Transmission electron microscopy. Kidney tissues were fixed in 2.5% glutaraldehyde with 0.1 M sodium cacodylate (pH 7.4) for 72 hours at 4°C. Samples were further incubated with 2% osmium tetroxide and 0.1 M sodium cacodylate (pH 7.4) for 1 hour at room temperature. Ultrathin sections were stained with lead citrate and uranyl acetate and viewed on a Hitachi H7650 microscope. The morphology of mitochondria was examined in the kidneys of the mice. Quantification of dysmorphic mitochondria was performed as previously described (15, 41). Briefly, an average of 50 mitochondria were analyzed per mouse kidney (n = 3 mice per group), and dysmorphic mitochondria were defined as mitochondria with a focal loss of visible cristae, clustering of residual cristae at the peripheral mitochondrial membrane, and fragmented (<2 μm in length).

Western blot analysis. Mouse kidney tissues were processed in a lysis buffer containing 1% NP-40 with a protease and phosphatase inhibitor cocktail. Following primary antibodies were used: anti–α-SMA (Abcam, ab7817), anti-MMP2 (Abcam, ab97779), anti-fibronectin (Cell Signaling Technology, 26836s), anti-GRP78 (Santa Cruz Biotechnology, sc-166490), anti-CHOP (Cell Signaling Technology, 2895), anti-TFAM (Abcam, ab131607), anti–COX IV (Cell Signaling Technology, 4850), anti-HK1 (Cell Signaling Technology, 2024), anti–cleaved caspase-3 (Cell Signaling Technology, 9664), anti-vimentin (Cell Signaling Technology, 5741), anti–E-cadherin (BD Biosciences, 610182), and anti-GAPDH (Cell Signaling Technology, 2118). Western blots were developed with an enhanced chemiluminescence system and imaged with Odyssey Fc Imaging System (LI-COR Biosciences). For densitometric analysis, the intensity of each target protein was normalized to GAPDH. All experiments were repeated at least 3 times, and representative experiments are shown.

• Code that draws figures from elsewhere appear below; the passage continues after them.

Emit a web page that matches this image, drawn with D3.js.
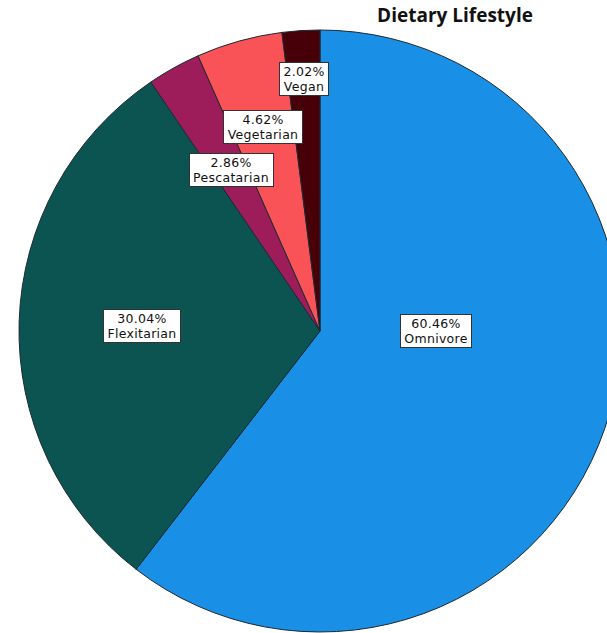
<!DOCTYPE html>
<html>
<head>
<meta charset="utf-8">
<script src="https://cdn.jsdelivr.net/npm/d3@7"></script>
<style>
  body { margin: 0; background: #fff; }
</style>
</head>
<body>
<div id="chart"></div>
<script>
// Data
const categories = ["Omnivore", "Flexitarian", "Pescatarian", "Vegetarian", "Vegan"];
const percents = [60.46, 30.04, 2.86, 4.62, 2.02];
const sliceColors = ["#1a8fe6", "#0b5452", "#9c1d5a", "#fa5357", "#470007"];

// label placement (angle override in degrees or null = slice middle, radius fraction)
const labelLayout = [
    { angle: 90, r: 0.384 },
    { angle: null, r: 0.59 },
    { angle: null, r: 0.61 },
    { angle: null, r: 0.705 },
    { angle: null, r: 0.838 }
];

const dimensions = { width: 607, height: 633 };
const cx = 320, cy = 331, radius = 301;

const svg = d3.select("#chart")
    .append("svg")
    .attr("width", dimensions.width)
    .attr("height", dimensions.height);

const dataset = categories.map((c, i) => ({ name: c, value: percents[i], color: sliceColors[i] }));

const pie = d3.pie().sort(null).value(d => d.value);
const arc = d3.arc().innerRadius(0).outerRadius(radius);
const arcs = pie(dataset);

const bounds = svg.append("g")
    .attr("transform", `translate(${cx}, ${cy})`);

bounds.selectAll("path")
    .data(arcs)
    .enter().append("path")
    .attr("d", arc)
    .attr("fill", d => d.data.color)
    .attr("stroke", "#1c2a33")
    .attr("stroke-width", 1)
    .attr("stroke-linejoin", "round");

// labels
const fmt = d3.format(".2f");
const labels = bounds.selectAll(".label")
    .data(arcs)
    .enter().append("g")
    .attr("class", "label")
    .attr("transform", (d, i) => {
        const lay = labelLayout[i];
        const a = lay.angle !== null ? lay.angle * Math.PI / 180 : (d.startAngle + d.endAngle) / 2;
        const r = lay.r * radius;
        return `translate(${Math.round(r * Math.sin(a))}, ${Math.round(-r * Math.cos(a))})`;
    });

const box = labels.append("rect")
    .attr("fill", "#fff")
    .attr("stroke", "#333")
    .attr("stroke-width", 1);

const txt = labels.append("text")
    .attr("text-anchor", "middle")
    .style("font-family", "'DejaVu Sans', Verdana, sans-serif")
    .style("font-size", "12.5px")
    .style("letter-spacing", "0.3px")
    .attr("fill", "#111");

txt.append("tspan")
    .attr("x", 0)
    .attr("y", -3)
    .text(d => fmt(d.data.value) + "%");

txt.append("tspan")
    .attr("x", 0)
    .attr("y", 12)
    .text(d => d.data.name);

txt.each(function(d, i) {
    const bb = this.getBBox();
    const w = Math.round(bb.width + 8);
    d3.select(box.nodes()[i])
        .attr("x", -Math.round(w / 2) + 0.5)
        .attr("y", -16.5)
        .attr("width", w)
        .attr("height", 33);
});

// title
svg.append("text")
    .attr("x", 455)
    .attr("y", 22)
    .attr("text-anchor", "middle")
    .style("font-family", "'Open Sans', sans-serif")
    .style("font-weight", "bold")
    .style("font-size", "19px")
    .attr("fill", "#111")
    .text("Dietary Lifestyle");
</script>
</body>
</html>
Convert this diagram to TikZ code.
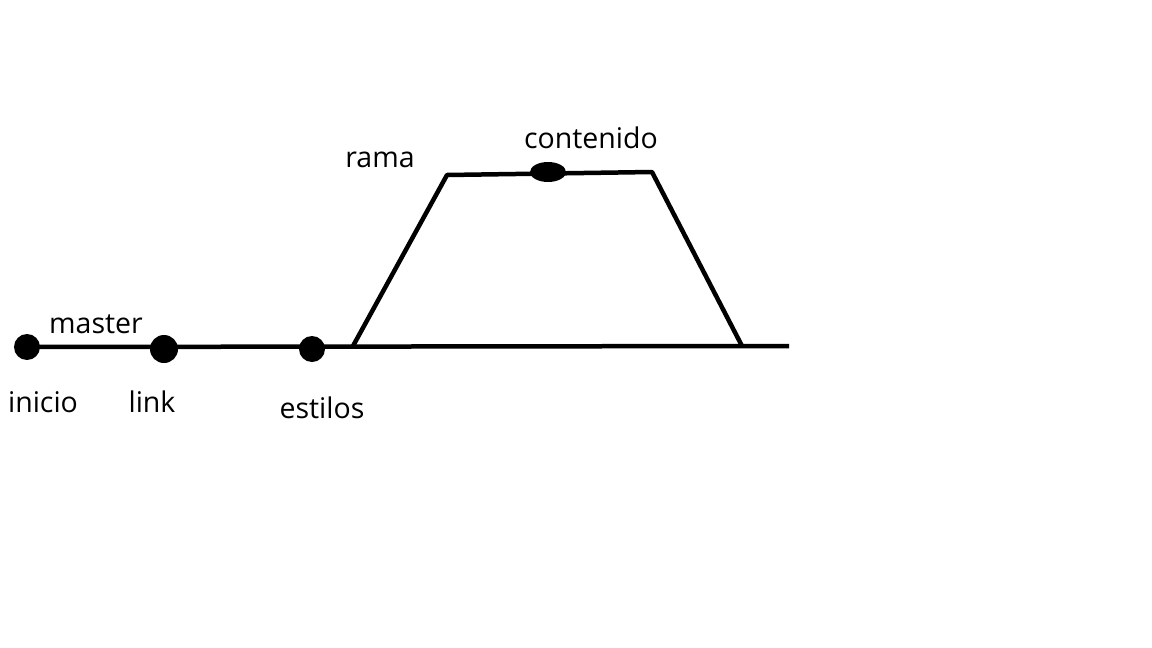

Immunostaining. Immunofluorescent staining was performed on frozen mouse kidney tissues using anti-RTN1A (MON162, Abcam, ab9274), anti-F4/80 (Invitrogen, 14480182), anti-p21 (Abcam, ab188224), and anti–γ-H2A.X (Abcam, ab81299). Immunohistochemistry was performed on formalin-fixed, paraffin-embedded kidney sections. Sections were deparaffinized and heated in Tris-EDTA buffer (pH 9) for antigen retrieval. Sections were incubated with hydrogen peroxide to inhibit endogenous peroxidase activity, blocked with diluted donkey serum for 1 hour at room temperature, and incubated with primary antibodies overnight at 4°C. Primary antibodies include anti–p-PERK (Santa Cruz Biotechnology, sc-32577), anti–COX IV (Cell Signaling Technology, 4850), and anti-HK1 (Cell Signaling Technology, 2024). The sections were washed and processed using Vectastain Elite ABC kit (Vector Laboratories, PK-6100). Images were acquired using an AxioVision II microscope with a digital camera (Carl Zeiss). For quantification of immunostaining, 30 nonoverlapping fields were randomly selected per mouse kidneys and quantified using ImageJ software.

Quantitative real-time PCR. Primers for RT-PCR were designed using the Primer-Blast (NCBI) tool. PCR was performed using SYBR Green Master Mix (Applied Biosystems) and the Applied Biosystems 7500 Real-Time PCR system. Gene expression was normalized to the housekeeping gene GAPDH, and fold changes in expression relative to the control group were calculated using the 2^–ΔΔCt method.

Statistics. Data are expressed as mean ± SD. The distribution of data was assessed with the Shapiro-Wilk and Kolmogorov-Smirnov normality tests. One-way or 2-way ANOVA followed by Tukey’s post hoc test or Kruskal-Wallis nonparametric test with Dunn’s post hoc test was used for comparisons between groups, as appropriate. A P value of less than 0.05 was considered statistically significant. GraphPad Prism software (v.10) was used for all statistical analysis.

Study approval. All mouse studies were performed under the guidelines approved by the Institutional Animal Care and Use Committee at the Icahn School of Medicine at Mount Sinai (IACUC-LA10-00001).

Data availability. All data are available from the corresponding author upon request. Raw data for all graphs can be found in the Supporting Data Values file.